One of the first tributes to come in was from my old friend and colleague, from Coventry, Justin Welby (now, the Archbishop of Canterbury): "I'm very, very saddened to hear of his death," the archbishop told the BBC. "I remember sitting listening to his songs endlessly ... and always really relishing what he was, what he did, the impact he had." We are the same age. Justin has had slightly more fame. But, it took me right back to my room in 47 Ferndale Road, Wavertree, with Ziggy Stardust posters on my wall, also having Starman on gramophone replay.
Justin must have had many other things on his mind today, not least issues of gender, sexuality and the future of his entire Communion. Yet, the gender-bending, androgynous, post-modern, metrosexual rebel rebel thin, white Duke remained one of his heroes. There may not come a time when one of us clergy gets to say “ashes to ashes, dust to dust…” over the Space Oddity. Maybe someone else will issue the words of his more wild is the wind version: “ashes to ashes, funk to funky…”
Why should a lecturer in entrepreneurship and social innovation comment on this news conjunction? Well, because Bowie was a Moonage Daydreamer, the most original genius and social innovator. For many who didn’t get his continual ability to re-invent the meaning of avant-garde, he was an insane lad, a rock-and-roll suicide. But he was always dancing to a new tune. It isn’t true that he never looked back. His lyrics often poked fun at his own earlier creations. But, only in order to redefine the meaning of art, not fashion – turn to the left, then turn to the right.

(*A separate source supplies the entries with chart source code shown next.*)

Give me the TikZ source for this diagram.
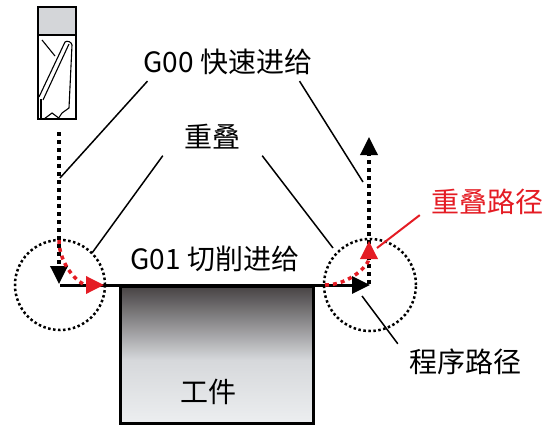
\documentclass[tikz,border=0pt]{standalone}
\usepackage{fontspec}
\usepackage{tikz}
\usetikzlibrary{calc,arrows.meta}
\newfontfamily\cjk{Noto Sans CJK SC}
\definecolor{PATHRED}{RGB}{228,28,36}
\definecolor{SHANKGRAY}{RGB}{212,214,217}
\definecolor{PARTTOP}{RGB}{70,66,67}
\definecolor{PARTMID}{RGB}{214,216,219}
\definecolor{PARTLOW}{RGB}{236,238,240}

\begin{document}
\begin{tikzpicture}[x=1pt,y=-1pt,
    callout/.style={font=\cjk\fontsize{28}{30}\selectfont,inner sep=0pt},
    leader/.style={line width=1.5pt},
    rapid/.style={line width=3.5pt,dash pattern=on 4pt off 4pt},
    zone/.style={line width=2.5pt,dash pattern=on 2.5pt off 2.5pt},
    overlap/.style={PATHRED,line width=3.5pt,dash pattern=on 4pt off 4pt},
    bigtip/.style={-{Triangle[length=18pt,width=17pt]}}]
  \useasboundingbox (0,0) rectangle (545,425);

  %% End mill: shank and flutes
  \fill[SHANKGRAY] (38,7) rectangle (76,35);
  \draw[line width=1.3pt] (38,7) rectangle (76,119);
  \draw[line width=1.3pt] (38,35) -- (76,35);
  \draw[line width=1.1pt] (42,40) -- (55,56);
  \draw[line width=1.1pt] (39,97) -- (65,42) to[bend left=60] (72,45) -- (69,108) -- (62,113) -- (58,119);
  \draw[line width=1.1pt] (43,100) -- (69,44);
  \draw[line width=1.1pt] (41,99) -- (41,119);
  \draw[line width=1.1pt] (44,119) -- (52,113) -- (60,119);

  %% Workpiece
  \shade[top color=PARTTOP,bottom color=PARTMID] (120,286) rectangle (313,360);
  \shade[top color=PARTMID,bottom color=PARTLOW] (120,360) rectangle (313,423);
  \draw[line width=3pt] (120,286) rectangle (313,423);
  \node[callout] (WORK) at (208,392) {工件};

  %% Corners of the programmed path and their zones
  \coordinate (LC) at (60,285);
  \coordinate (RC) at (370,285);
  \draw[zone] (LC) circle[radius=45pt];
  \draw[zone] (RC) circle[radius=46pt];

  %% Rapid moves in and out
  \coordinate (DOWNSTART) at (59,132);
  \coordinate (UPEND) at (369,137);
  \draw[rapid,bigtip] (DOWNSTART) -- ($(LC)+(-1,-1)$);
  \draw[rapid,bigtip] ($(RC)+(-1,-1)$) -- (UPEND);

  %% Cutting move
  \draw[line width=3pt,bigtip] (LC) -- (RC);

  %% Blended paths at the corners
  \draw[overlap,bigtip] (59,240) arc[start angle=180,end angle=270,radius=45pt];
  \draw[overlap,bigtip] (325,285) arc[start angle=270,end angle=360,radius=44pt];

  %% Labels
  \node[callout] (G00) at (228,62) {G00 快速进给};
  \node[callout] (OVERLAP) at (212,137) {重叠};
  \node[callout] (G01) at (215,259) {G01 切削进给};
  \node[callout,text=PATHRED] (OVPATH) at (487,202) {重叠路径};
  \node[callout] (PROG) at (465,362) {程序路径};

  %% Leader lines
  \coordinate (G00A) at (60,178);
  \coordinate (G00B) at (363,182);
  \coordinate (OVA) at (92,253);
  \coordinate (OVB) at (333,248);
  \coordinate (PROGA) at (362,296);
  \coordinate (OVPA) at (377,248);
  \draw[leader] ($(G00.south west)+(4,6)$) -- (G00A);
  \draw[leader] ($(G00.south east)+(-13,6)$) -- (G00B);
  \draw[leader] ($(OVERLAP.south west)+(-21,6)$) -- (OVA);
  \draw[leader] ($(OVERLAP.south east)+(22,6)$) -- (OVB);
  \draw[leader] ($(PROG.north west)+(-11,-5)$) -- (PROGA);
  \draw[leader,PATHRED,line width=2pt] ($(OVPATH.south west)+(-11,0)$) -- (OVPA);
\end{tikzpicture}
\end{document}
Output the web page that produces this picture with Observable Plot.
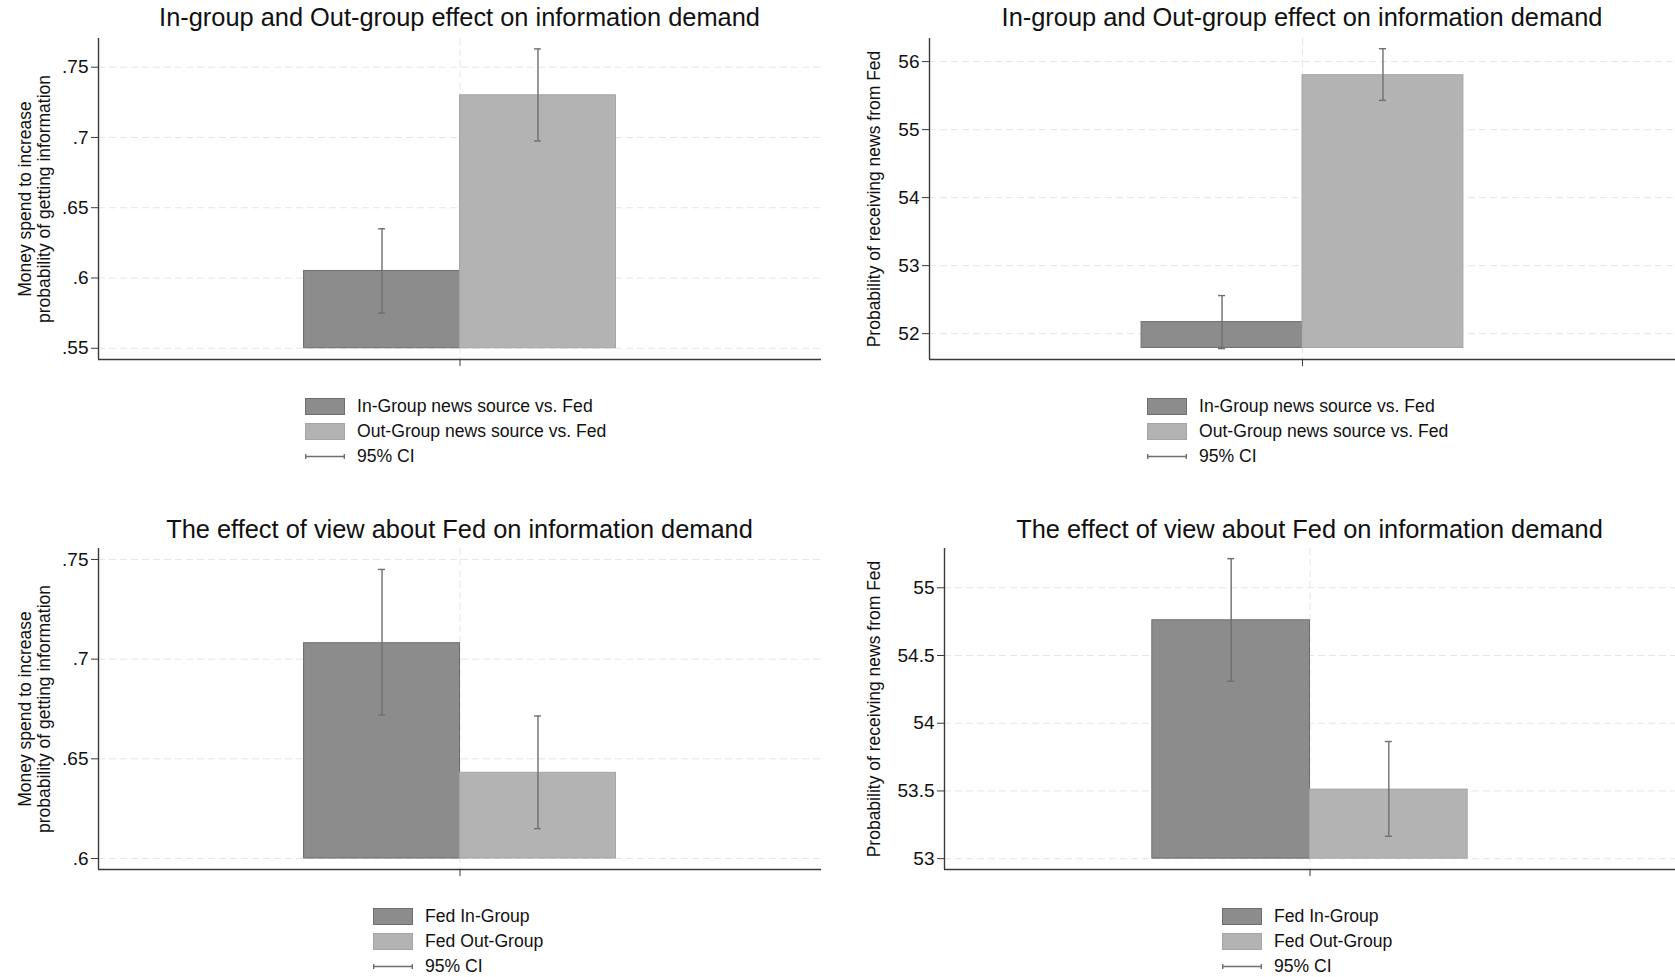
<!DOCTYPE html>
<html><head><meta charset="utf-8">
<script src="https://cdn.jsdelivr.net/npm/d3@7"></script>
<script src="https://cdn.jsdelivr.net/npm/@observablehq/plot@0.6"></script>
<style>
body{margin:0;background:#fff;}
#root{position:relative;width:1675px;height:977px;background:#fff;font-family:"Liberation Sans",Arial,sans-serif;color:#111;overflow:hidden;}
.panel{position:absolute;}
.panel svg{display:block;}
.title{position:absolute;text-align:center;font-size:25.4px;line-height:30px;white-space:nowrap;color:#111;}
.legend{position:absolute;font-size:17.6px;color:#111;}
.row{display:flex;align-items:center;height:25px;white-space:nowrap;}
.sw{width:40px;height:17px;box-sizing:border-box;margin-right:12px;}
</style></head><body><div id="root"></div>
<script>
// ---- data ----
const groupsNews = ["In-Group news source vs. Fed", "Out-Group news source vs. Fed"];
const groupsFed = ["Fed In-Group", "Fed Out-Group"];
const ciLabel = "95% CI";
const titleNews = "In-group and Out-group effect on information demand";
const titleFed = "The effect of view about Fed on information demand";
const labelMoney = "Money spend to increase\nprobability of getting information";
const labelProb = "Probability of receiving news from Fed";

const moneyNewsMean = [0.605, 0.730];
const moneyNewsLo = [0.575, 0.6975];
const moneyNewsHi = [0.635, 0.763];
const probNewsMean = [52.17, 55.80];
const probNewsLo = [51.78, 55.43];
const probNewsHi = [52.56, 56.19];
const moneyFedMean = [0.708, 0.643];
const moneyFedLo = [0.672, 0.615];
const moneyFedHi = [0.745, 0.6715];
const probFedMean = [54.76, 53.51];
const probFedLo = [54.31, 53.165];
const probFedHi = [55.215, 53.865];

const ticksMoneyNews = [0.55, 0.6, 0.65, 0.7, 0.75];
const ticksProbNews = [52, 53, 54, 55, 56];
const ticksMoneyFed = [0.6, 0.65, 0.7, 0.75];
const ticksProbFed = [53, 53.5, 54, 54.5, 55];

const baseMoneyNews = 0.55, baseProbNews = 51.79, baseMoneyFed = 0.6, baseProbFed = 53;
const domMoneyNews = [0.542, 0.7704];
const domProbNews = [51.62, 56.34];
const domMoneyFed = [0.5945, 0.7555];
const domProbFed = [52.92, 55.29];

const barColors = ["#8c8c8c", "#b3b3b3"];
const barStrokes = ["#6e6e6e", "#a4a4a4"];
const ciColor = "#6e6e6e";
const gridColor = "#e6e6e6";
const axisColor = "#3a3a3a";

// ---- drawing ----
const root = d3.select("#root");
const pad = 1.318, cap = 0.022;
const fmtMoney = d => d3.format(".2~f")(d).replace(/^0/, "");
const fmtProb = d => d3.format("~g")(d);
const FONT = '"Liberation Sans", Arial, sans-serif';

function drawPanel(c) {
  const n = c.groups.length;
  const data = c.groups.map((g, i) => ({g, i, mean: c.mean[i], lo: c.lo[i], hi: c.hi[i]}));
  const xDom = [-pad, n + pad];
  const svg = Plot.plot({
    width: c.box[2], height: c.box[3],
    marginTop: c.m[0], marginRight: c.m[1], marginBottom: c.m[2], marginLeft: c.m[3],
    style: {fontFamily: FONT, fontSize: "18px", color: "#111", background: "transparent", overflow: "visible"},
    x: {domain: xDom},
    y: {domain: c.domain},
    color: {type: "identity"},
    marks: [
      Plot.ruleY(c.ticks, {stroke: gridColor, strokeDasharray: "7,4"}),
      Plot.ruleX([n / 2], {stroke: gridColor, strokeDasharray: "7,4"}),
      Plot.rectY(data, {x1: "i", x2: d => d.i + 1, y1: c.base, y2: "mean",
        fill: d => barColors[d.i], stroke: d => barStrokes[d.i], strokeWidth: 1}),
      Plot.ruleX(data, {x: d => d.i + 0.5, y1: "lo", y2: "hi", stroke: ciColor, strokeWidth: 1.4}),
      Plot.ruleY(data, {y: "hi", x1: d => d.i + 0.5 - cap, x2: d => d.i + 0.5 + cap, stroke: ciColor, strokeWidth: 1.4}),
      Plot.ruleY(data, {y: "lo", x1: d => d.i + 0.5 - cap, x2: d => d.i + 0.5 + cap, stroke: ciColor, strokeWidth: 1.4}),
      Plot.axisY(c.ticks, {tickFormat: c.fmt, tickSize: 7, tickPadding: 3, fontSize: 19, label: null,
        stroke: axisColor, fill: "#111"}),
      Plot.axisX([n / 2], {tickFormat: () => "", tickSize: 7, label: null, stroke: axisColor}),
      Plot.ruleY([c.domain[0]], {stroke: axisColor, strokeWidth: 1.4}),
      Plot.ruleX([xDom[0]], {stroke: axisColor, strokeWidth: 1.4}),
      Plot.text([c.label], {text: d => d, frameAnchor: "left", rotate: -90, textAnchor: "middle",
        lineAnchor: "top", dx: c.labelDx, fontSize: 17.5, lineHeight: 1.1, fill: "#111"})
    ]
  });
  root.append("div").attr("class", "panel")
    .style("left", c.box[0] + "px").style("top", c.box[1] + "px")
    .style("width", c.box[2] + "px").style("height", c.box[3] + "px")
    .node().appendChild(svg);

  const plotLeft = c.box[0] + c.m[3];
  const plotW = c.box[2] - c.m[3] - c.m[1];
  root.append("div").attr("class", "title")
    .style("left", plotLeft + "px").style("width", plotW + "px").style("top", c.titleTop + "px")
    .text(c.title);

  const lg = root.append("div").attr("class", "legend")
    .style("left", c.legend[0] + "px").style("top", c.legend[1] + "px");
  c.groups.forEach((g, i) => {
    const r = lg.append("div").attr("class", "row");
    r.append("div").attr("class", "sw").style("background", barColors[i]).style("border", `1px solid ${barStrokes[i]}`);
    r.append("span").text(g);
  });
  const r = lg.append("div").attr("class", "row");
  const s = r.append("svg").attr("width", 40).attr("height", 17).style("margin-right", "12px");
  s.append("path").attr("d", "M0.5,8.5H39.5M0.7,6V11M39.3,6V11")
    .attr("stroke", ciColor).attr("stroke-width", 1.4).attr("fill", "none");
  r.append("span").text(ciLabel);
}

drawPanel({groups: groupsNews, mean: moneyNewsMean, lo: moneyNewsLo, hi: moneyNewsHi, base: baseMoneyNews,
  domain: domMoneyNews, ticks: ticksMoneyNews, fmt: fmtMoney, label: labelMoney, title: titleNews,
  box: [0, 30, 838, 345], m: [8, 17, 16, 98], labelDx: -81, titleTop: 2, legend: [305, 394]});
drawPanel({groups: groupsNews, mean: probNewsMean, lo: probNewsLo, hi: probNewsHi, base: baseProbNews,
  domain: domProbNews, ticks: ticksProbNews, fmt: fmtProb, label: labelProb, title: titleNews,
  box: [838, 30, 837, 345], m: [8, 0, 16, 91], labelDx: -63, titleTop: 2, legend: [1147, 394]});
drawPanel({groups: groupsFed, mean: moneyFedMean, lo: moneyFedLo, hi: moneyFedHi, base: baseMoneyFed,
  domain: domMoneyFed, ticks: ticksMoneyFed, fmt: fmtMoney, label: labelMoney, title: titleFed,
  box: [0, 540, 838, 345], m: [8, 17, 16, 98], labelDx: -81, titleTop: 514, legend: [373, 904]});
drawPanel({groups: groupsFed, mean: probFedMean, lo: probFedLo, hi: probFedHi, base: baseProbFed,
  domain: domProbFed, ticks: ticksProbFed, fmt: fmtProb, label: labelProb, title: titleFed,
  box: [838, 540, 837, 345], m: [8, 0, 16, 106], labelDx: -78, titleTop: 514, legend: [1222, 904]});
</script></body></html>
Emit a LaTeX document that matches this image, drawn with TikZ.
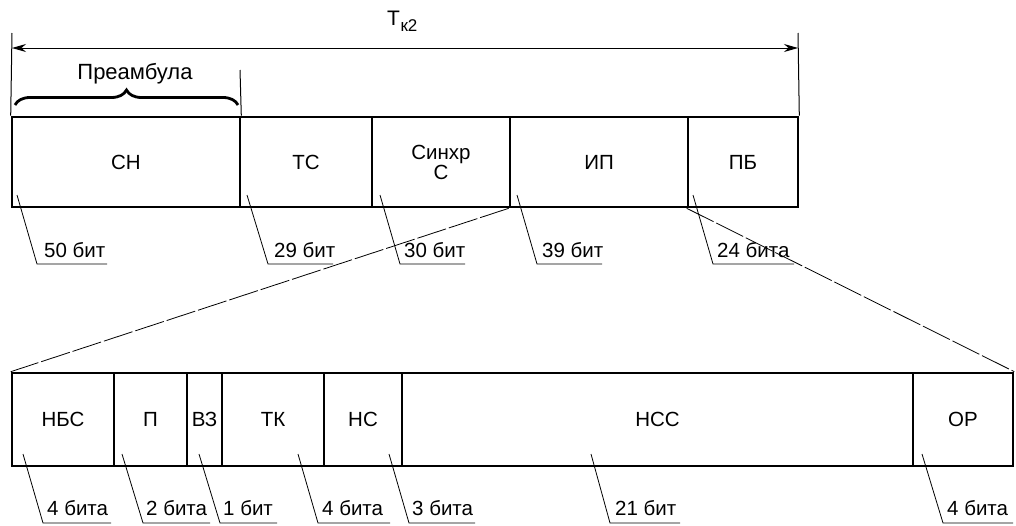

For many of my generation this is a deeply sad day, when we’ll feel again like absolute beginners. My prayer for the Archbishop and the 39 Primates – as they address their Articles of Faith – is that they may reflect, for at least a moment, on the impact of David Bowie and see that, regarding the future of the Church, it’s no game. None of us wanted to hear of this death. Nor do I, for one, wish to hear of any ashes to ashes moment for The Church. But, of course, God is bigger than all our modern loves and hatreds. And, now, Bowie has met the real Starman – what a thought!